## [Given instruction]
Exactly retype the lines from the top of the data through the line containing "var xRight = W;", leaving out every picture.
—————
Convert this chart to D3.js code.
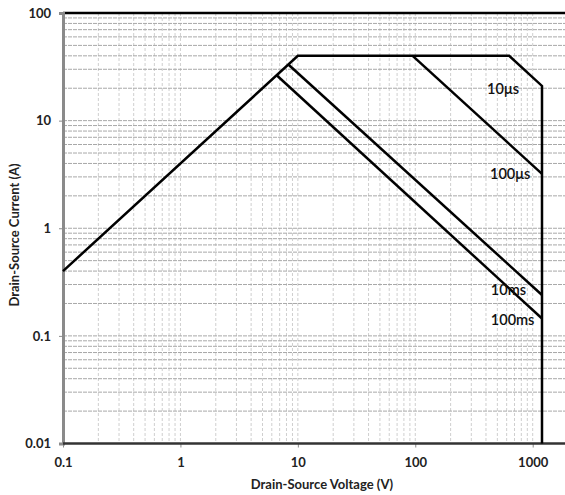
<!DOCTYPE html>
<html>
<head>
<meta charset="utf-8">
<script src="https://cdn.jsdelivr.net/npm/d3@7"></script>
<style>
  body { margin: 0; background: #fff; }
  text { font-family: Lato, "Open Sans", sans-serif; }
</style>
</head>
<body>
<div id="chart"></div>
<script>
// Safe operating area curves (V, A)
var boundary10us = [[0.1, 0.4], [10, 40], [630, 40], [1200, 21], [1200, 0.01]];
var line100us = [[95, 40], [1200, 3.2]];
var line10ms = [[8.3, 33.2], [1200, 0.24]];
var line100ms = [[6.6, 26.4], [1200, 0.145]];
var curveLabels = ["10\u03bcs", "100\u03bcs", "10ms", "100ms"];
var labelPos = [[409, 19.6], [433, 3.2], [440, 0.27], [440, 0.142]];
var xTicks = [0.1, 1, 10, 100, 1000];
var yTicks = [0.01, 0.1, 1, 10, 100];

var W = 565, H = 495;
var margin = { top: 13, right: 0, bottom: 52, left: 63 };

var svg = d3.select("#chart").append("svg")
  .attr("width", W).attr("height", H);

// log scales, one decade ~117px across, ~107.5px down
var x = d3.scaleLog().domain([0.1, 1000]).range([margin.left, 532.7]);
var y = d3.scaleLog().domain([0.01, 100]).range([H - margin.bottom + 0.5, margin.top]);
var xRight = W;

// minor + major grid values
function logGrid(lo, hi) {
  var out = [];
  for (var e = lo; e < hi; e++) {
    for (var m = 1; m < 10; m++) out.push(m * Math.pow(10, e));
  }
  out.push(Math.pow(10, hi));
  return out;
}
var xGrid = logGrid(-1, 3).concat([2000]);
var yGrid = logGrid(-2, 2);

// vertical gridlines
svg.append("g").selectAll("line")
  .data(xGrid.filter(function (d) { return x(d) > margin.left + 1 && x(d) < xRight; }))
  .enter().append("line")
  .attr("x1", function (d) { return x(d); })
  .attr("x2", function (d) { return x(d); })
  .attr("y1", y(100)).attr("y2", y(0.01))
  .attr("stroke", "#cfcfcf")
  .attr("stroke-width", 1)
  .attr("stroke-dasharray", "3,2");

// horizontal gridlines
svg.append("g").selectAll("line")
  .data(yGrid.filter(function (d) { return d > 0.01 && d < 100; }))
  .enter().append("line")
  .attr("x1", margin.left).attr("x2", xRight)
  .attr("y1", function (d) { return y(d); })
  .attr("y2", function (d) { return y(d); })
  .attr("stroke", "#a8a8a8")
  .attr("stroke-width", 1)
  .attr("stroke-dasharray", "4,1");

// top border at 100
svg.append("line")
  .attr("x1", margin.left).attr("x2", xRight)
  .attr("y1", y(100)).attr("y2", y(100))
  .attr("stroke", "#000").attr("stroke-width", 2.5);

// y axis
var yAxis = svg.append("g")
  .attr("transform", "translate(" + margin.left + ",0)")
  .call(d3.axisLeft(y).tickValues(yTicks).tickSize(4).tickPadding(8)
    .tickFormat(function (d) { return d3.format("~g")(d); }));
yAxis.select(".domain").attr("stroke", "#8a8a8a").attr("stroke-width", 3);
yAxis.selectAll(".tick line").attr("stroke", "#8a8a8a");
yAxis.selectAll("text").attr("font-size", 13).attr("font-weight", "bold").attr("fill", "#222");

// x axis
var xAxis = svg.append("g")
  .attr("transform", "translate(0," + y(0.01) + ")")
  .call(d3.axisBottom(x).tickValues(xTicks).tickSize(4).tickPadding(10)
    .tickFormat(function (d) { return d3.format("~g")(d); }));
xAxis.select(".domain").remove();
xAxis.selectAll(".tick line").attr("stroke", "#8a8a8a");
xAxis.selectAll("text").attr("font-size", 13).attr("font-weight", "bold").attr("fill", "#222");
svg.append("line")
  .attr("x1", margin.left).attr("x2", xRight)
  .attr("y1", y(0.01)).attr("y2", y(0.01))
  .attr("stroke", "#333").attr("stroke-width", 2.5);

// curves
var line = d3.line()
  .x(function (d) { return x(d[0]); })
  .y(function (d) { return y(d[1]); });

[boundary10us, line100us, line10ms, line100ms].forEach(function (pts) {
  svg.append("path")
    .datum(pts)
    .attr("d", line)
    .attr("fill", "none")
    .attr("stroke", "#000")
    .attr("stroke-width", 2.5)
    .attr("stroke-linejoin", "miter");
});

// curve labels
svg.append("g").selectAll("text")
  .data(curveLabels)
  .enter().append("text")
  .attr("x", function (d, i) { return x(labelPos[i][0]); })
  .attr("y", function (d, i) { return y(labelPos[i][1]); })
  .attr("dy", "0.35em")
  .attr("font-size", 14.5)
  .attr("font-weight", 600)
  .attr("fill", "#111")
  .text(function (d) { return d; });

// axis titles
svg.append("text")
  .attr("x", 322).attr("y", 489)
  .attr("text-anchor", "middle")
  .attr("font-size", 13).attr("font-weight", "bold").attr("fill", "#222")
  .text("Drain-Source Voltage (V)");

svg.append("text")
  .attr("transform", "translate(19,235) rotate(-90)")
  .attr("text-anchor", "middle")
  .attr("font-size", 13).attr("font-weight", "bold").attr("fill", "#222")
  .text("Drain-Source Current (A)");
</script>
</body>
</html>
—————
## [Written response]
Convert this chart to D3.js code.
<!DOCTYPE html>
<html>
<head>
<meta charset="utf-8">
<script src="https://cdn.jsdelivr.net/npm/d3@7"></script>
<style>
  body { margin: 0; background: #fff; }
  text { font-family: Lato, "Open Sans", sans-serif; }
</style>
</head>
<body>
<div id="chart"></div>
<script>
// Safe operating area curves (V, A)
var boundary10us = [[0.1, 0.4], [10, 40], [630, 40], [1200, 21], [1200, 0.01]];
var line100us = [[95, 40], [1200, 3.2]];
var line10ms = [[8.3, 33.2], [1200, 0.24]];
var line100ms = [[6.6, 26.4], [1200, 0.145]];
var curveLabels = ["10\u03bcs", "100\u03bcs", "10ms", "100ms"];
var labelPos = [[409, 19.6], [433, 3.2], [440, 0.27], [440, 0.142]];
var xTicks = [0.1, 1, 10, 100, 1000];
var yTicks = [0.01, 0.1, 1, 10, 100];

var W = 565, H = 495;
var margin = { top: 13, right: 0, bottom: 52, left: 63 };

var svg = d3.select("#chart").append("svg")
  .attr("width", W).attr("height", H);

// log scales, one decade ~117px across, ~107.5px down
var x = d3.scaleLog().domain([0.1, 1000]).range([margin.left, 532.7]);
var y = d3.scaleLog().domain([0.01, 100]).range([H - margin.bottom + 0.5, margin.top]);
var xRight = W;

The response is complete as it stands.